高校3年の時、多くの家庭でそうだと思うが、卒業後の進路について本人と親がどーのこーのと話し合いをする。私は学校の勉強が大嫌いだったので卒業後は働きたいと考えていた。働いて給料を貰って自分の自由になるお金が欲しいという理由もあった。
自分の自由になるお金があれば、運転免許を取得し、車を買い、女を誘ってドライブに行き、食事をし酒を飲み、カーモーテルで気持ちいいことしたいと思っていた。自由になるお金があれば、歓楽街のいかがわしい場所へも行き放題だと思っていた。
ただ、どんな仕事がしたいのか?と自問しても答えは漠然としていた。どの会社へ就職したいという具体的な考えは全く無かった。なので、両親と進路の話し合いとなった時、「とりあえず大学へ行ってその間に自分に向く仕事を考える」という案に対抗できる案を私は提示することができなかった。なので、ずるずると流れて行った。
1浪目はバイトをし、受験は失敗。2浪目の時、「あんた、琉大に願書出さなかったのはわざとでしょ!」と、母に怒りの顔で問い詰められた。「うっかりしてたんだよ」と答えたが、もちろん意図的にやったことであった。それでも母は諦めなかった。
何が何でも息子は大学へという頑固さに息子はとうとう根負けして、3浪もした後、大学へ入ったが、その1年後の春休みに帰省した折、「俺にはやはり勉強は向かないよ、大学を辞めたい」と母に言った。「どうして!」、「どうしても」といったやりとりがあった後、母は悲しい顔をして、目を潤ませて「お願いだから卒業はして、これが私の一生の最後のお願いだから」と言った。それに対しては、息子は嫌と言えなかった。
嫌な事を強要するのは親としていかがなものかと、今でも私は思っているが、何故「何が何でも大学へ」だったのか、母の生前に訊いておくべきだったとは思う。

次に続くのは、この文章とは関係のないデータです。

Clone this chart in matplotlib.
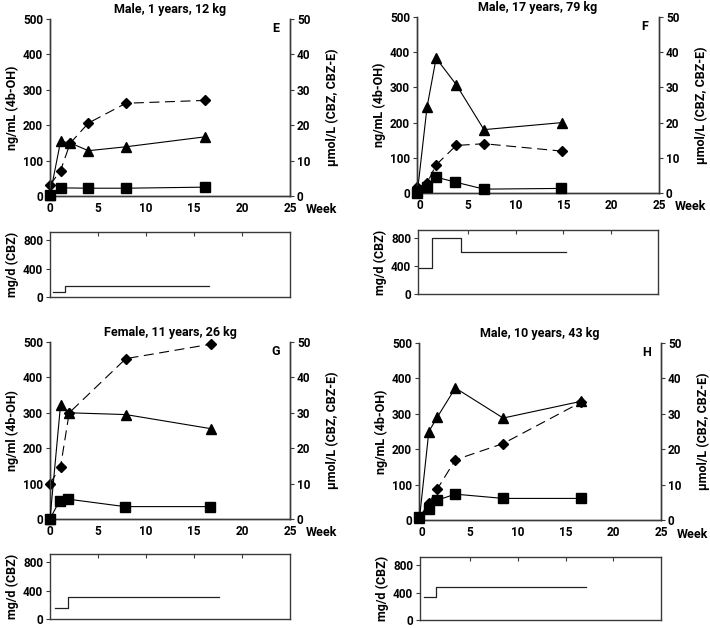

大学を卒業して、沖縄に帰って、父母と一緒に暮らすようになったが、私はもう「働いて給料を貰って自分の自由になるお金が欲しい」という意欲も小さくなっていた。「テキトーに生きていればいいさ」となっていた。テキトーな会社に就職した。
就職すると母はまた、息子に意見を言い始めた。「結婚しなさい」と。私は断った。しかし、母はしつこかった。だけどそんなある日、「母さん、母さんはもう既に一生の最後のお願いをしている。俺はもう母さんのお願いは聞かない」と言うと、母は黙り、それ以降は「結婚しなさい」と直接的な言い方は無くなった。私が大学に入って一年後の、あの春の「お願いだから卒業はして・・・云々」と言ったことを母も覚えていたのだ。
実家の売却のため去年から家財道具などの整理をしている。その際、母の残したもの、写真や文書類がたくさん出てきた。それらの内、「これは大事にしていたんだろうな」と思われるものはパソコンに取り込んでデータ化し、まとめて冊子にした。
母の書類の中には母の記入による未完成の家系図があった。それを見た時、「母の一番欲しかったもの」は私の学歴などでは無く、高い給料を得ることでも無く、その家系図に記入された私の横に並ぶべき名前とその下に続くべき名前、及び、弟夫婦(子ができなかった)の下に続くべき名前だったんだろうなと思った。母はそこへ「神の子」と記入していた。母にとってはいるべきはずの孫。見せられなくてゴメン、と合掌。